## DATA SECTION
────────────────────

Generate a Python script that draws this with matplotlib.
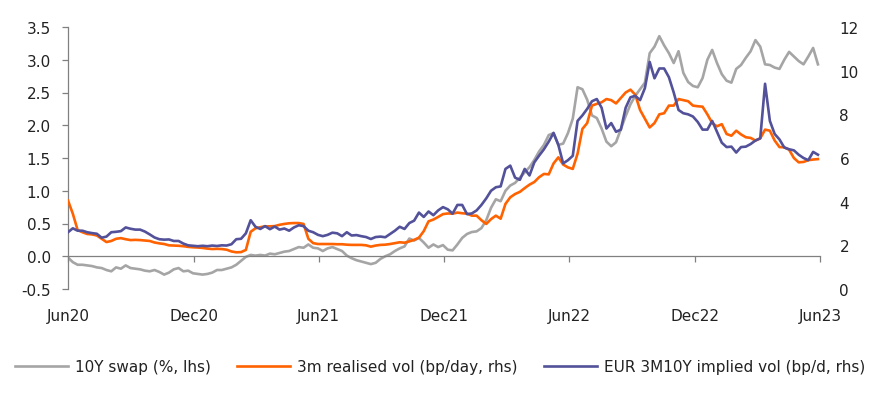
import matplotlib
matplotlib.use("Agg")
import matplotlib.pyplot as plt
import matplotlib.dates as mdates
import pandas as pd
import numpy as np

# ---- data (weekly) ----
dates = pd.date_range("2020-06-01", periods=157, freq="7D")

swap_10y = [
    -0.02, -0.09, -0.13, -0.13, -0.14, -0.15, -0.17, -0.18, -0.21, -0.23,
    -0.17, -0.19, -0.14, -0.18, -0.19, -0.20, -0.22, -0.23, -0.21, -0.24,
    -0.28, -0.25, -0.20, -0.18, -0.23, -0.22, -0.26, -0.27, -0.28, -0.27,
    -0.25, -0.21, -0.21, -0.19, -0.17, -0.13, -0.07, -0.01, 0.02, 0.01,
    0.02, 0.01, 0.04, 0.03, 0.05, 0.07, 0.08, 0.11, 0.14, 0.13,
    0.18, 0.13, 0.12, 0.08, 0.12, 0.14, 0.11, 0.08, 0.01, -0.03,
    -0.06, -0.08, -0.10, -0.12, -0.10, -0.04, 0.00, 0.03, 0.08, 0.12,
    0.15, 0.27, 0.24, 0.28, 0.21, 0.13, 0.18, 0.14, 0.17, 0.10,
    0.09, 0.18, 0.28, 0.34, 0.37, 0.38, 0.43, 0.55, 0.74, 0.87,
    0.84, 1.00, 1.08, 1.12, 1.20, 1.28, 1.36, 1.47, 1.60, 1.70,
    1.85, 1.88, 1.70, 1.72, 1.88, 2.10, 2.58, 2.55, 2.39, 2.15,
    2.11, 1.95, 1.75, 1.68, 1.74, 1.94, 2.14, 2.32, 2.45, 2.55,
    2.65, 3.10, 3.20, 3.36, 3.22, 3.10, 2.95, 3.13, 2.80, 2.66,
    2.60, 2.58, 2.72, 3.00, 3.15, 2.95, 2.78, 2.68, 2.65, 2.86,
    2.92, 3.03, 3.13, 3.30, 3.20, 2.93, 2.92, 2.88, 2.86, 3.00,
    3.12, 3.05, 2.98, 2.93, 3.05, 3.18, 2.93,
]

realised_vol = [
    4.05, 3.45, 2.70, 2.60, 2.52, 2.50, 2.45, 2.30, 2.15, 2.20,
    2.30, 2.33, 2.28, 2.24, 2.25, 2.24, 2.22, 2.20, 2.13, 2.09,
    2.06, 2.00, 1.99, 1.98, 1.96, 1.93, 1.91, 1.90, 1.88, 1.85,
    1.83, 1.84, 1.83, 1.80, 1.72, 1.68, 1.69, 1.79, 2.62, 2.78,
    2.83, 2.87, 2.87, 2.88, 2.94, 2.98, 3.01, 3.02, 3.02, 2.98,
    2.30, 2.10, 2.06, 2.06, 2.06, 2.06, 2.05, 2.05, 2.03, 2.02,
    2.02, 2.02, 2.00, 1.94, 1.99, 2.02, 2.03, 2.06, 2.10, 2.14,
    2.12, 2.18, 2.25, 2.35, 2.65, 3.10, 3.18, 3.30, 3.43, 3.46,
    3.45, 3.50, 3.47, 3.45, 3.36, 3.36, 3.15, 2.98, 3.20, 3.36,
    3.22, 3.90, 4.20, 4.35, 4.45, 4.62, 4.78, 4.90, 5.12, 5.27,
    5.25, 5.75, 6.03, 5.70, 5.57, 5.50, 6.20, 7.33, 7.60, 8.40,
    8.48, 8.55, 8.70, 8.65, 8.50, 8.75, 9.00, 9.13, 8.90, 8.20,
    7.80, 7.40, 7.60, 8.00, 8.05, 8.40, 8.40, 8.70, 8.65, 8.60,
    8.40, 8.37, 8.35, 8.00, 7.60, 7.45, 7.55, 7.10, 7.02, 7.25,
    7.08, 6.95, 6.92, 6.80, 6.90, 7.30, 7.25, 6.80, 6.50, 6.49,
    6.38, 6.00, 5.80, 5.82, 5.90, 5.93, 5.95,
]

implied_vol = [
    2.60, 2.78, 2.67, 2.67, 2.60, 2.56, 2.53, 2.35, 2.40, 2.60,
    2.62, 2.65, 2.82, 2.76, 2.72, 2.72, 2.63, 2.50, 2.36, 2.28,
    2.26, 2.27, 2.20, 2.20, 2.08, 2.00, 1.98, 1.96, 1.98, 1.96,
    1.99, 1.97, 2.00, 1.99, 2.05, 2.28, 2.30, 2.55, 3.15, 2.85,
    2.75, 2.88, 2.74, 2.86, 2.72, 2.77, 2.67, 2.82, 2.92, 2.88,
    2.67, 2.60, 2.48, 2.42, 2.48, 2.58, 2.55, 2.42, 2.60, 2.45,
    2.47, 2.42, 2.38, 2.29, 2.38, 2.40, 2.37, 2.52, 2.67, 2.85,
    2.75, 3.02, 3.13, 3.50, 3.30, 3.55, 3.38, 3.60, 3.75, 3.65,
    3.45, 3.85, 3.85, 3.43, 3.46, 3.60, 3.85, 4.15, 4.50, 4.66,
    4.70, 5.50, 5.65, 5.10, 5.00, 5.50, 5.20, 5.80, 6.11, 6.40,
    6.75, 7.15, 6.60, 5.75, 5.90, 6.10, 7.70, 7.95, 8.25, 8.60,
    8.70, 8.30, 7.35, 7.60, 7.20, 7.30, 8.30, 8.78, 8.85, 8.65,
    9.20, 10.40, 9.65, 10.10, 10.10, 9.70, 9.00, 8.20, 8.05, 8.00,
    7.90, 7.65, 7.30, 7.30, 7.70, 7.20, 6.70, 6.50, 6.52, 6.25,
    6.50, 6.52, 6.64, 6.80, 6.90, 9.40, 7.70, 7.10, 6.85, 6.48,
    6.40, 6.35, 6.15, 6.00, 5.90, 6.28, 6.15,
]

labels = ["10Y swap (%, lhs)", "3m realised vol (bp/day, rhs)",
          "EUR 3M10Y implied vol (bp/d, rhs)"]
tick_dates = pd.date_range("2020-06-01", "2023-06-01", freq="6MS")

# ---- style ----
GRAY = "#A5A5A5"
ORANGE = "#FF6200"
BLUE = "#525199"
AXIS = "#808080"
TXT = "#222222"
plt.rcParams["font.family"] = ["DejaVu Sans"]

fig = plt.figure(figsize=(8.8, 4.1), dpi=100)
ax = fig.add_axes([68/880, 1-290/410, (820-68)/880, (290-28)/410])
ax2 = ax.twinx()

l1, = ax.plot(dates, swap_10y, color=GRAY, lw=1.9, label=labels[0])
l2, = ax2.plot(dates, realised_vol, color=ORANGE, lw=1.9, label=labels[1])
l3, = ax2.plot(dates, implied_vol, color=BLUE, lw=1.9, label=labels[2])

ax.set_ylim(-0.5, 3.5)
ax.set_yticks(np.arange(-0.5, 3.51, 0.5))
ax.set_yticklabels([f"{v:.1f}" for v in np.arange(-0.5, 3.51, 0.5)])
ax2.set_ylim(0, 12)
ax2.set_yticks(range(0, 13, 2))

ax.set_xlim(tick_dates[0], tick_dates[-1])
ax.set_xticks(tick_dates)
ax.set_xticklabels([d.strftime("%b%y") for d in tick_dates])

for a in (ax, ax2):
    for s in ("top", "right"):
        a.spines[s].set_visible(False)
ax2.spines["left"].set_visible(False)
ax2.spines["bottom"].set_visible(False)

ax.spines["left"].set_color(AXIS)
ax.spines["left"].set_linewidth(0.9)
ax.spines["bottom"].set_position(("data", 0))
ax.spines["bottom"].set_color(AXIS)
ax.spines["bottom"].set_linewidth(0.9)

ax.tick_params(axis="y", direction="out", length=4.5, width=0.9, color=AXIS,
               labelsize=11, labelcolor=TXT, pad=8)
ax.tick_params(axis="x", direction="out", length=4.5, width=0.9, color=AXIS,
               labelsize=11, labelcolor=TXT, pad=33)
ax2.tick_params(axis="y", length=0, labelsize=11, labelcolor=TXT, pad=14)

ax.patch.set_visible(False)

fig.legend(handles=[l1, l2, l3], loc="center", ncol=3,
           bbox_to_anchor=(0.5, 1-368/410), frameon=False,
           fontsize=11, handlelength=3.5, handletextpad=0.45,
           columnspacing=1.7, labelcolor=TXT)

fig.savefig("out.png", dpi=100, facecolor="white")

────────────────────

## TASK REQUIREMENTS
Pull out the lines above in which the word "matplotlib" appears.

## SOLUTION
Generate a Python script that draws this with matplotlib.
import matplotlib
matplotlib.use("Agg")
import matplotlib.pyplot as plt
import matplotlib.dates as mdates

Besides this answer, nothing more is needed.